PDF and Tika Parser

Nazareno · May 20, 2020, 11:39am

Hi,
Scientific pdf files are usually composed of 2 or 3 columns in one page. When I use the PDF or Tika parser and I check the text content output afterwards, these columns are combined (attached picture).
Do you know whether would be possible to avoid such a thing and read the columns separately?
Thank you in advance!
Cheers,
Nazareno.

julian.bunzel · May 22, 2020, 12:57pm

Hey @Nazareno,

unfortunately I don’t see any (easy) possibility to work around this issue right now.
I will create a ticket in order to fix this.

Thank you for reporting.
Cheers,
Julian

Nazareno · May 25, 2020, 8:00am

Hi Julian,
Thank you for the answer. I hope you can solve it soon.
Best,
Nazareno.

cscheeser · March 23, 2023, 7:57pm

hi all - any update on this? maybe a number of characters by row? or some kind of find and replace?
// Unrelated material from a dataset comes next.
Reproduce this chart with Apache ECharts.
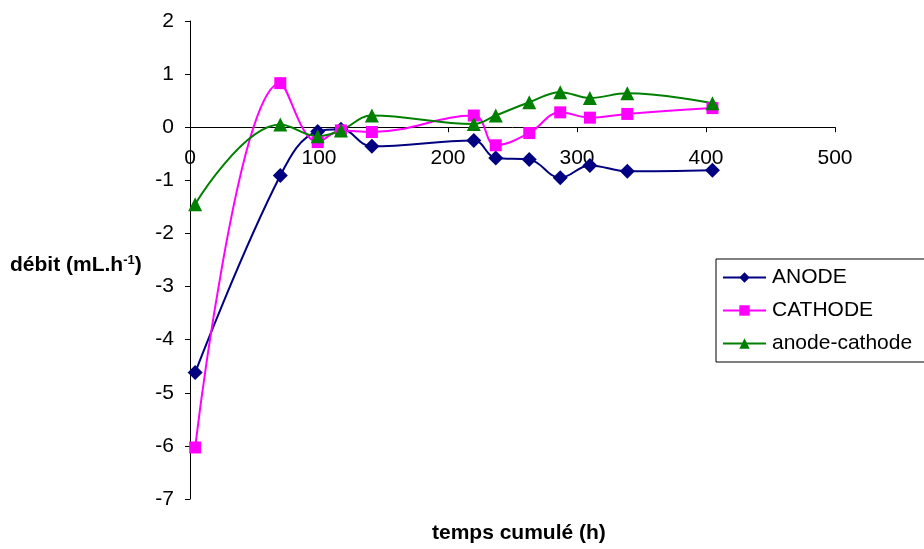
<!DOCTYPE html>
<html>
<head>
<meta charset="utf-8">
<script src="https://cdn.jsdelivr.net/npm/echarts@6/dist/echarts.min.js"></script>
<style>html,body{margin:0;padding:0;background:#fff}#c{width:924px;height:549px}</style>
</head>
<body>
<div id="c"></div>
<script>
const times = [4, 70, 99, 117, 141, 220, 237, 263, 287, 310, 339, 405];
const anode = [-4.62, -0.91, -0.08, -0.04, -0.36, -0.25, -0.58, -0.61, -0.95, -0.72, -0.83, -0.81];
const cathode = [-6.03, 0.83, -0.28, -0.06, -0.09, 0.22, -0.34, -0.11, 0.28, 0.18, 0.25, 0.36];
const anodeCathode = [-1.45, 0.05, -0.17, -0.06, 0.22, 0.06, 0.22, 0.47, 0.66, 0.55, 0.64, 0.45];
const seriesNames = ['ANODE', 'CATHODE', 'anode-cathode'];

const font = 'Liberation Sans, Arial, sans-serif';
const pairs = arr => times.map((t, i) => [t, arr[i]]);

const gridTop = 21, gridBottom = 50, H = 549;
const yMin = -7, yMax = 2;
const plotH = H - gridTop - gridBottom;
const zeroOffset = -(plotH * (0 - yMin) / (yMax - yMin));

const chart = echarts.init(document.getElementById('c'), null, {renderer: 'canvas'});
chart.setOption({
  animation: false,
  backgroundColor: '#fff',
  textStyle: {fontFamily: font},
  title: [
    {text: 'temps cumulé (h)', left: 432, top: 523, padding: 0,
     textStyle: {fontFamily: font, fontSize: 21, fontWeight: 'bold', color: '#000'}},
    {text: 'débit (mL.h{sup|-1})', left: 10, top: 254, padding: 0,
     textStyle: {fontFamily: font, fontSize: 21, fontWeight: 'bold', color: '#000',
       rich: {sup: {fontFamily: font, fontSize: 13, fontWeight: 'bold', color: '#000', padding: [0, 0, 9, 0]}}}}
  ],
  legend: {
    orient: 'vertical', left: 716, top: 259,
    padding: [8, 20, 8, 6],
    borderColor: '#000', borderWidth: 1,
    itemWidth: 43, itemHeight: 13, itemGap: 12,
    textStyle: {fontFamily: font, fontSize: 21, color: '#000', padding: [0, 0, 0, 1]},
    data: seriesNames
  },
  grid: {left: 190, right: 89, top: gridTop, bottom: gridBottom, containLabel: false},
  xAxis: {
    type: 'value', min: 0, max: 500, interval: 100,
    offset: zeroOffset,
    axisLine: {onZero: false, lineStyle: {color: '#000', width: 1}},
    axisTick: {show: true, length: 5, inside: false, lineStyle: {color: '#000'}},
    axisLabel: {fontFamily: font, fontSize: 21, color: '#000', margin: 20},
    splitLine: {show: false}
  },
  yAxis: {
    type: 'value', min: yMin, max: yMax, interval: 1,
    axisLine: {show: true, onZero: false, lineStyle: {color: '#000', width: 1}},
    axisTick: {show: true, length: 5, lineStyle: {color: '#000'}},
    axisLabel: {fontFamily: font, fontSize: 21, color: '#000', margin: 16},
    splitLine: {show: false}
  },
  series: [
    {name: seriesNames[0], type: 'line', data: pairs(anode), smooth: 0.4,
     symbol: 'diamond', symbolSize: 15,
     lineStyle: {color: '#000080', width: 2}, itemStyle: {color: '#000080'}},
    {name: seriesNames[1], type: 'line', data: pairs(cathode), smooth: 0.4,
     symbol: 'rect', symbolSize: 12,
     lineStyle: {color: '#FF00FF', width: 2}, itemStyle: {color: '#FF00FF'}},
    {name: seriesNames[2], type: 'line', data: pairs(anodeCathode), smooth: 0.4,
     symbol: 'triangle', symbolSize: 14,
     lineStyle: {color: '#008000', width: 2}, itemStyle: {color: '#008000'}}
  ]
});
</script>
</body>
</html>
ScottF · March 24, 2023, 4:02pm

Hi @cscheeser -

I checked the ticket (AP-14318) and there’s nothing new to report unfortunately. But I will add a +1 from you on it.

cscheeser · March 24, 2023, 6:29pm

Hi Scott thx for the reply. I can envision some kind of grid system (maybe in 0.1" increments) where text plucked from the section of x-y space would be imported as contiguous. Other text ignored.

Related if you have any clever regex or similar hacks, would love to learn more and see what might possible with existing nodes…

ScottF · March 24, 2023, 7:38pm

Our expert on text extraction from PDFs is @victor_palacios - I tag him here in case he has some clever tricks to share in this case.

victor_palacios · March 24, 2023, 10:16pm

Hello @cscheeser ,

This is an image segmentation problem and not strictly a PDF-parsing problem. You can see here my response to something very similar:

Being able to do this kind of segmentation is actually state of the art, so it would require the advanced techniques shown in the link above.

cscheeser · March 28, 2023, 2:56pm

Thank you Victor - i’ve seen another video of yours, good stuff!

I’ve had good luck with opportunistic parsing downstream of the Tika Parser. One area I can’t resolve - wrapping text in columns that falls to the next row, see pic:

upon parsing, i see the below. row 1 and row 2 both fine. row 3 though is too anonymous. Any ideas welcome.

DC WHSE NO. DATE NO. NO. NO. DESCRIPTION DESCRIPTION QTY PRICE AMOUNT
01/10/2023 0 0 FOF Oral Care FOF Oral Care 1.00 16,154.00000 16,154.00
Incremental Incremental SKU funding

victor_palacios · March 28, 2023, 3:49pm

Hello @cscheeser , could you give me a little more detail? I’m not sure what you mean by “anonymous”.

cscheeser · March 28, 2023, 5:07pm

Hi - per the pic, text wrapping occurs in Column 8 and Column 9. However the post-parsing data suggests row 2 of text wrapping occurs in Column 1. No spaces, no tabs, no delimiters suggest the wrong column.

How to get the column 8’s “Incremental” to line up with column 8? “Incremental Sku Funding” in column 9?

cscheeser · March 28, 2023, 8:27pm

another pic of the data post parser

again, row1 and 2 and manageable, lots of delimiters & patterns baked in. but row three isn’t able to attributed to column 8 or column 9. relationship seems lost…

victor_palacios · April 2, 2023, 5:42pm

@cscheeser

Now I understand: when text appears within in a box on 2 different lines like “Incremental” it actually gets assigned a new row and that new row’s column is incorrect. This seems to be an issue with parsing a table which is notoriously difficult. See the many discussions I’ve had with people about reading from tables:

TLDR; Not even state of the art models can read from tables with 100% accuracy without specific training, so this is one area where manual effort, clever strategies, or advanced models need to be used.

cscheeser · April 3, 2023, 4:42pm

Thx Victor - appreciat this reply. One idea: Adobe pro has a ‘batch’ exporter. If you batch export to excel, formatting seems retained. i’m playing w/ this now (of course you have to have a license). But maybe the solution is shared between adobe pro and knime?

system · July 2, 2023, 4:43pm

This topic was automatically closed 90 days after the last reply. New replies are no longer allowed.